Thursday, November 9, 2017

In Defense of Orgo Night #13
Columbia to alumni:  Orgo Night is a “beloved tradition.”  Bollinger to Band:  Orgo Night is over.

          On November 9, 2017 the Columbia University Parent Fund sent out a fundraising email, over the signature of the CC class of 2017 Valedictorian, Michael J. Abolafia.  The purportedly personal message from Mr. Abolafia explained how his life was transformed by attending Columbia, and makes a plea to parents of current students to give to the Parents Fund.  The pitch opens with this message: “Dear {name of Columbia parent}, For all our beloved traditions—Orgo Night and Alma Mater’s owl, the tree-lighting ceremony and long afternoons at the Hungarian Pastry Shop—I wonder if there is such a thing as a typical or “average” Columbia College experience. That’s because the College is more than its traditions or its legacy: it is an ongoing, unfolding set of potential opportunities.”

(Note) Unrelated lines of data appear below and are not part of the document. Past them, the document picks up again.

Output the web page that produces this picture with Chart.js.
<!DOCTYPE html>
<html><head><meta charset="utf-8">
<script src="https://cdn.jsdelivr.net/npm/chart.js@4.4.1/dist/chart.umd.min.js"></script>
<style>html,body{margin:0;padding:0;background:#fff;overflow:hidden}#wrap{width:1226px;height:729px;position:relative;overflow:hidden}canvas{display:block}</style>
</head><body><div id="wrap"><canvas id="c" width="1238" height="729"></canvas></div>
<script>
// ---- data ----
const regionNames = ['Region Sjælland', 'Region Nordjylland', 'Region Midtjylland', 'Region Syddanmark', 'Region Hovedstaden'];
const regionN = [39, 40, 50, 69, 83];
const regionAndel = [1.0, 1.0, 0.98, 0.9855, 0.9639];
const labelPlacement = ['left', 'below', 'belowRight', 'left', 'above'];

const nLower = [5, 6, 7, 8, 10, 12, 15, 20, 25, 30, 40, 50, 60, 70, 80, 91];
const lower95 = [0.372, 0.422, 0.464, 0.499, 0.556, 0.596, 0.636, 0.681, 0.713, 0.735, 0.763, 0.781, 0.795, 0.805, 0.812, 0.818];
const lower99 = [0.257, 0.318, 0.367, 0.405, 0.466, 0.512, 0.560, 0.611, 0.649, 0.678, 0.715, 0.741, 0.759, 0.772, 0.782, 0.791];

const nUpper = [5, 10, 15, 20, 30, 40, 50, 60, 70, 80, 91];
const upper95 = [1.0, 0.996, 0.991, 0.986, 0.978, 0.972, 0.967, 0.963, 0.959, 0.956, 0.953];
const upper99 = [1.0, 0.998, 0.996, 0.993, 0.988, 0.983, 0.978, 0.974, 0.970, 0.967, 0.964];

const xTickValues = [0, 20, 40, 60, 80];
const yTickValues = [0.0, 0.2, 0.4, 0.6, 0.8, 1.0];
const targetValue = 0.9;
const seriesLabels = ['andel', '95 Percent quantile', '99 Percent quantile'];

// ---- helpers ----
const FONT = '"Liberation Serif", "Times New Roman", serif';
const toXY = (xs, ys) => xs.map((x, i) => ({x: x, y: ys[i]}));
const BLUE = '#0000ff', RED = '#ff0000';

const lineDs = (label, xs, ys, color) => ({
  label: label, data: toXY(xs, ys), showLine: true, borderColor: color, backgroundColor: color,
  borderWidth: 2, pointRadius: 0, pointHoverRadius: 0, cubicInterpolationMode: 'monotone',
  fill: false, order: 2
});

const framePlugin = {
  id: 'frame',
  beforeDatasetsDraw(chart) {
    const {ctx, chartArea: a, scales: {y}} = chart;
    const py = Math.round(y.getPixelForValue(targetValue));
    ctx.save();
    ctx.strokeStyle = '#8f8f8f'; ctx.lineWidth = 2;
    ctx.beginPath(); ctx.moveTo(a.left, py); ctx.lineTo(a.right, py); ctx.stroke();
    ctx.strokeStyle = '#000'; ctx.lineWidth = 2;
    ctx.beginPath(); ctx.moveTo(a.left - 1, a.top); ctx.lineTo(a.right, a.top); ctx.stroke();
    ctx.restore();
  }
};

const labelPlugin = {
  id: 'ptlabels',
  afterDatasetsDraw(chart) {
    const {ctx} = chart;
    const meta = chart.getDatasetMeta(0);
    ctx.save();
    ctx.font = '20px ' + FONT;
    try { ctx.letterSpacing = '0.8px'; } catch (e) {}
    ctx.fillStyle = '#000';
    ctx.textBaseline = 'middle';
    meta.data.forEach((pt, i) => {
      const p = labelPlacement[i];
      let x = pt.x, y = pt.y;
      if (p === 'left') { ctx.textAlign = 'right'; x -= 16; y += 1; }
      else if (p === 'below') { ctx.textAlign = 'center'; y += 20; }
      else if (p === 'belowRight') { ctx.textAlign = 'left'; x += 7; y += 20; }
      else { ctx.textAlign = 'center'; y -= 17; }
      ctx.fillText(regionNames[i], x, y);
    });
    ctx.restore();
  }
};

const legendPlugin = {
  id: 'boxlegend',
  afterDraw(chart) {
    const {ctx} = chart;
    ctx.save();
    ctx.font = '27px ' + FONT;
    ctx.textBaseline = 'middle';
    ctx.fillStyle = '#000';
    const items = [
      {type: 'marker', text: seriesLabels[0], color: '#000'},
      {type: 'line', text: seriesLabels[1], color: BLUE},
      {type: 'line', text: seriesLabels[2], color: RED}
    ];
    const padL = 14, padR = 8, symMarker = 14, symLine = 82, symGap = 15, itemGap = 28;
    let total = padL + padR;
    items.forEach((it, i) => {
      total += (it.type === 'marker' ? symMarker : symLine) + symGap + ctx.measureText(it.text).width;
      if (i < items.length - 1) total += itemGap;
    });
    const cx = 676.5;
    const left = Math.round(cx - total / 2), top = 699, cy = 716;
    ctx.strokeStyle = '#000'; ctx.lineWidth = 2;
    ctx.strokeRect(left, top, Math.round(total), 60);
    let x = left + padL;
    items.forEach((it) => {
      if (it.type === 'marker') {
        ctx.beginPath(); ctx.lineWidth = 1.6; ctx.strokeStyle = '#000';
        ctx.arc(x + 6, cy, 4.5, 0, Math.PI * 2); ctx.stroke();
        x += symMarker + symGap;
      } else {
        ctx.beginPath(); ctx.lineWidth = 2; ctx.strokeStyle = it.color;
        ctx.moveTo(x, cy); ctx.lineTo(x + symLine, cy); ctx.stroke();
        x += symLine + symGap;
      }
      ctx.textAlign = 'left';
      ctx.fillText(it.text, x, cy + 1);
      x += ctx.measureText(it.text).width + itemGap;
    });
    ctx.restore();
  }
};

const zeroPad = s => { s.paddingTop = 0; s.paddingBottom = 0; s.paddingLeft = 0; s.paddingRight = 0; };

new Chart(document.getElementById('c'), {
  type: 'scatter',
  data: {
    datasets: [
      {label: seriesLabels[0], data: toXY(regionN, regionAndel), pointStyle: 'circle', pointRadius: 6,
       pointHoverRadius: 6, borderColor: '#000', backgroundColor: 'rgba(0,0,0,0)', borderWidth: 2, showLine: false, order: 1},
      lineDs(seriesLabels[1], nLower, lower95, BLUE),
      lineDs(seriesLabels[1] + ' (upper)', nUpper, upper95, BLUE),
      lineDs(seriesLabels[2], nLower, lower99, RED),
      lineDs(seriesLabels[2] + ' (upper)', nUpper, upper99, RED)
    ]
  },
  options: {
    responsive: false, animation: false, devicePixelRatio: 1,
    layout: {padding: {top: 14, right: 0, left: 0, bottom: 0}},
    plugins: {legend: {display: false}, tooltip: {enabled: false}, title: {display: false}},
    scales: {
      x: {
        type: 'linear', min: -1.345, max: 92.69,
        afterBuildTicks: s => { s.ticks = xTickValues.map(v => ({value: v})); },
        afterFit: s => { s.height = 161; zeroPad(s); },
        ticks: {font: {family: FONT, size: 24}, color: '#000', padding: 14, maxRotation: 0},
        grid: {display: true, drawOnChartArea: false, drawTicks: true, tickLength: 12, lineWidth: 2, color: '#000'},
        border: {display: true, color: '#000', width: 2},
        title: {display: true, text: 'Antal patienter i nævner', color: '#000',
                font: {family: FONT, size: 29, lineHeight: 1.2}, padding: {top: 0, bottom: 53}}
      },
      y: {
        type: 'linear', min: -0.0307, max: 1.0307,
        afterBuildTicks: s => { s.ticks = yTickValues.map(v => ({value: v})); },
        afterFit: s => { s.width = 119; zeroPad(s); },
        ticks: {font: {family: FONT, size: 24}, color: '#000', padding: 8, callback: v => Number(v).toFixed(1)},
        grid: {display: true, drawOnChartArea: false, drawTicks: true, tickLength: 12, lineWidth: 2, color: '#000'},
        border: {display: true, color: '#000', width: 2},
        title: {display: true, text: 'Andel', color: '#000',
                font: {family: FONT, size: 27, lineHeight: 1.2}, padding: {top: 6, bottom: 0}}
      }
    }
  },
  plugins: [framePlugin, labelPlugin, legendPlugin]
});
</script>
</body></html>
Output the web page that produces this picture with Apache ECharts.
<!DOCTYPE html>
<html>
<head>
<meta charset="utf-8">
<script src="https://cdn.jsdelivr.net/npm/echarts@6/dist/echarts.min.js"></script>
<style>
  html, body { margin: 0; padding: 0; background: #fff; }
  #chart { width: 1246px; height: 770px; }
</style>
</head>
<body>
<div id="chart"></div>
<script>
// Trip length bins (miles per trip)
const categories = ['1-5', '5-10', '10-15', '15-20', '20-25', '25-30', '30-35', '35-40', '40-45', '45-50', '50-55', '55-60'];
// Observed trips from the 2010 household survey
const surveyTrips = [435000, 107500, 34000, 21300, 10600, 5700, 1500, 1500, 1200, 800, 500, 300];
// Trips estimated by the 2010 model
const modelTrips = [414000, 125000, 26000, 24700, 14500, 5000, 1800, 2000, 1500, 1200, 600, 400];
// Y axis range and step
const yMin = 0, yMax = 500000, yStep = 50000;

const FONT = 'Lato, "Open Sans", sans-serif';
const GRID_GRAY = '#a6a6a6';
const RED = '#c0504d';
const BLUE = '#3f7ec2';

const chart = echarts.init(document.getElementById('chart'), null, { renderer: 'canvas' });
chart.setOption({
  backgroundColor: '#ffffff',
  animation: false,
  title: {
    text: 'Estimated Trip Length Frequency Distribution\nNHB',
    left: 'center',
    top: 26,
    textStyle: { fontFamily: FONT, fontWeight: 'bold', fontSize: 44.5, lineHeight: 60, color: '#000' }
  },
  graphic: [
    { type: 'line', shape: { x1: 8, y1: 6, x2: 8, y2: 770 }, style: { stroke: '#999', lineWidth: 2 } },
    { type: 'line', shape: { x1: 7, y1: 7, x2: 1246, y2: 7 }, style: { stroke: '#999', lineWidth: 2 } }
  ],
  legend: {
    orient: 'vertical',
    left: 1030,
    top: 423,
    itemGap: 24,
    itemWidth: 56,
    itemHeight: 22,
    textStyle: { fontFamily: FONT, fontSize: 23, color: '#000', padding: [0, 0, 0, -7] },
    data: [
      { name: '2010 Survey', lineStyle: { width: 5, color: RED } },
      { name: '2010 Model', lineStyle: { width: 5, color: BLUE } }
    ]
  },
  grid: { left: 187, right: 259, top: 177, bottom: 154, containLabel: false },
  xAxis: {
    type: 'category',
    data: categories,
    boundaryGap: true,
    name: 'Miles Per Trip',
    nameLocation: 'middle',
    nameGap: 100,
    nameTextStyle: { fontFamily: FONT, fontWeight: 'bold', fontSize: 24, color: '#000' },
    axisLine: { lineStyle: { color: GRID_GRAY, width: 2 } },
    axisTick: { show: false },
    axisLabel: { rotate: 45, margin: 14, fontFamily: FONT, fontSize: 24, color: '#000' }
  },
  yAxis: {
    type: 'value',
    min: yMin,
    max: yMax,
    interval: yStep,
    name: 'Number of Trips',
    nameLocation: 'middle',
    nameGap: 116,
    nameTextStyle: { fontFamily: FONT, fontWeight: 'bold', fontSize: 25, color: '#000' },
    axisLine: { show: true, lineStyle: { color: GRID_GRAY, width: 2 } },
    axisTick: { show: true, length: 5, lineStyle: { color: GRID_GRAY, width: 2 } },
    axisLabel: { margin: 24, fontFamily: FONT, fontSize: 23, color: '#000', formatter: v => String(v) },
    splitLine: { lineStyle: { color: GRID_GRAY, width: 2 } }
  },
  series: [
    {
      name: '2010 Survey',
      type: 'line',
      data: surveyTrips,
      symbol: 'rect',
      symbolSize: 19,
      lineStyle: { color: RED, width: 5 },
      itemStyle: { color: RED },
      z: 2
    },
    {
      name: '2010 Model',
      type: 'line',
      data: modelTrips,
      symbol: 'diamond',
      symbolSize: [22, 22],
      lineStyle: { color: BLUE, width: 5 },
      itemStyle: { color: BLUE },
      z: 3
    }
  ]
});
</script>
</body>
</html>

            The Columbia administration apparently has a deep appreciation for how meaningful it is for students and alumni to share the “beloved traditions” that are unique to the Columbia experience.  First among such traditions, of course, is Orgo Night.  Mr. Abolafia, a member of the class of ’17, had the opportunity to attend six Orgo Night shows before President Bollinger, Dean Valentini, and Head Librarian Ann Thornton decided that the tradition was not worth continuing.  The administration conspired to end the Orgo Night tradition and, over the loud and continuous objections of students and alumni, they have steadfastly adhered to that decision.  Orgo Night is dead, they have decreed.  Never again shall that tradition be allowed.  We need to establish “new traditions,” they have said publicly, even if that means that current students will lose one more connection to the alumni of the past.

            The University has no shame when it comes to soliciting for donations, and it is happy to tug on the heartstrings of alumni, encouraging them to donate money so that future generations can share their “beloved traditions” such as Orgo Night, as if Orgo Night still existed.  Bollinger, Valentini, and the University Administration not only don’t want alumni to know that they have killed Orgo Night, they are affirmatively misrepresenting its continued vitality as if nothing had changed in the last forty years.  That’s the point of the pitch – that current parents should want to pass down these beloved traditions to the next generation.  We agree. 

It’s too bad that Mr. Abolafia’s children, if they attend Columbia, will not be able to share the Orgo Night tradition with their father.  Or, maybe the administration really does think Orgo Night is a beloved tradition, in which case it should be allowed to continue as it has for the forty years before 2016-17.  President Bollinger has dishonestly claimed that his administration is actively engaged in discussions with the Band about the future of Orgo Night.  That’s another lie to alumni.  No member of the administration has reached out to the Band.

So, Presbo, which is it?  A beloved tradition, or a dead letter?  At least be honest with your alumni.